All lines from the beginning of the listing through the line with "const y = d3.scaleLinear().domain([0, 9]).range([H" are to be copied word for word; the pictures are not.
** Begin Source excerpt **
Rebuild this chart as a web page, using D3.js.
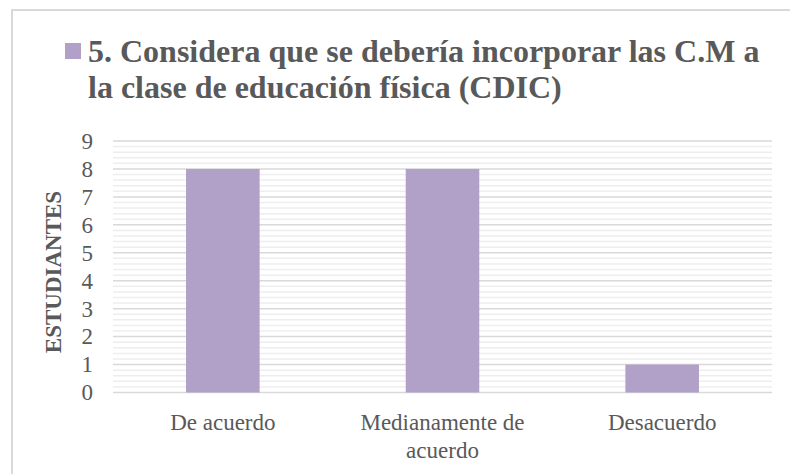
<!DOCTYPE html>
<html>
<head>
<meta charset="utf-8">
<script src="https://cdn.jsdelivr.net/npm/d3@7"></script>
<style>
  html, body { margin: 0; padding: 0; background: #fff; }
  svg { display: block; }
  svg text { font-family: "Liberation Serif", "Times New Roman", serif; }
</style>
</head>
<body>
<svg id="chart" width="790" height="474"></svg>
<script>
// Survey answers and the number of students who gave each one
const categories = [["De acuerdo"], ["Medianamente de", "acuerdo"], ["Desacuerdo"]];
const values = [8, 8, 1];
const yTicks = [0, 1, 2, 3, 4, 5, 6, 7, 8, 9];
const titleLines = ["5. Considera que se debería incorporar las C.M a", "la clase de educación física (CDIC)"];
const yTitle = "ESTUDIANTES";

const svg = d3.select("#chart");
const W = 790, H = 474;
const margin = { left: 113, right: 18, top: 141, bottom: 81.5 };
const barColor = "#b1a0c7";
const textColor = "#595959";

svg.append("rect").attr("x", 0).attr("y", 0).attr("width", W).attr("height", H).attr("fill", "#fff");
// chart area frame
svg.append("rect")
  .attr("x", 12).attr("y", 10).attr("width", W + 20).attr("height", H + 20)
  .attr("fill", "none").attr("stroke", "#d9d9d9").attr("stroke-width", 2);

const x = d3.scaleBand()
  .domain(d3.range(values.length))
  .range([margin.left, W - margin.right])
  .paddingInner(0.665).paddingOuter(0.3325);

const y = d3.scaleLinear().domain([0, 9]).range([H - margin.bottom, margin.top]);

// minor gridlines every 0.2
const minor = d3.range(0, 9.0001, 0.2).filter(v => Math.abs(v - Math.round(v)) > 1e-6);
svg.append("g").selectAll("line").data(minor).join("line")
  .attr("x1", margin.left).attr("x2", W - margin.right)
  .attr("y1", d => y(d)).attr("y2", d => y(d))
  .attr("stroke", "#eeeeee").attr("stroke-width", 1.5);

// major gridlines
svg.append("g").selectAll("line").data(yTicks).join("line")
  .attr("x1", margin.left).attr("x2", W - margin.right)
  .attr("y1", d => y(d)).attr("y2", d => y(d))
  .attr("stroke", "#d9d9d9").attr("stroke-width", 1.5);

// bars
svg.append("g").selectAll("rect").data(values).join("rect")
  .attr("x", (d, i) => x(i)).attr("width", x.bandwidth())
  .attr("y", d => y(d)).attr("height", d => y(0) - y(d))
  .attr("fill", barColor);

// y axis tick labels
const yAxis = d3.axisLeft(y).tickValues(yTicks).tickSize(0).tickPadding(20);
const gy = svg.append("g").attr("transform", `translate(${margin.left},0)`).call(yAxis);
gy.select(".domain").remove();
gy.selectAll("text")
  .attr("font-family", null).attr("font-size", 23).attr("fill", textColor);
gy.attr("font-family", null);

// category labels
const gx = svg.append("g");
categories.forEach((lines, i) => {
  const cx = x(i) + x.bandwidth() / 2;
  const t = gx.append("text")
    .attr("x", cx).attr("y", 430)
    .attr("text-anchor", "middle").attr("font-size", 23)
    .attr("fill", textColor);
  lines.forEach((l, k) => t.append("tspan").attr("x", cx).attr("dy", k === 0 ? 0 : 28).text(l));
});

// y axis title
svg.append("text")
  .attr("transform", "translate(61,272) rotate(-90)")
  .attr("text-anchor", "middle").attr("font-size", 23)
  .attr("font-weight", "bold").attr("fill", textColor).text(yTitle);

// legend marker and title
svg.append("rect").attr("x", 65).attr("y", 43).attr("width", 16).attr("height", 16).attr("fill", barColor);
const title = svg.append("text").attr("font-size", 32)
  .attr("font-weight", "bold").attr("fill", textColor);
titleLines.forEach((l, k) => title.append("tspan").attr("x", 88).attr("y", 62 + k * 36).text(l));
</script>
</body>
</html>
** End Source excerpt **
Exercise response:
Rebuild this chart as a web page, using D3.js.
<!DOCTYPE html>
<html>
<head>
<meta charset="utf-8">
<script src="https://cdn.jsdelivr.net/npm/d3@7"></script>
<style>
  html, body { margin: 0; padding: 0; background: #fff; }
  svg { display: block; }
  svg text { font-family: "Liberation Serif", "Times New Roman", serif; }
</style>
</head>
<body>
<svg id="chart" width="790" height="474"></svg>
<script>
// Survey answers and the number of students who gave each one
const categories = [["De acuerdo"], ["Medianamente de", "acuerdo"], ["Desacuerdo"]];
const values = [8, 8, 1];
const yTicks = [0, 1, 2, 3, 4, 5, 6, 7, 8, 9];
const titleLines = ["5. Considera que se debería incorporar las C.M a", "la clase de educación física (CDIC)"];
const yTitle = "ESTUDIANTES";

const svg = d3.select("#chart");
const W = 790, H = 474;
const margin = { left: 113, right: 18, top: 141, bottom: 81.5 };
const barColor = "#b1a0c7";
const textColor = "#595959";

svg.append("rect").attr("x", 0).attr("y", 0).attr("width", W).attr("height", H).attr("fill", "#fff");
// chart area frame
svg.append("rect")
  .attr("x", 12).attr("y", 10).attr("width", W + 20).attr("height", H + 20)
  .attr("fill", "none").attr("stroke", "#d9d9d9").attr("stroke-width", 2);

const x = d3.scaleBand()
  .domain(d3.range(values.length))
  .range([margin.left, W - margin.right])
  .paddingInner(0.665).paddingOuter(0.3325);

const y = d3.scaleLinear().domain([0, 9]).range([H - margin.bottom, margin.top]);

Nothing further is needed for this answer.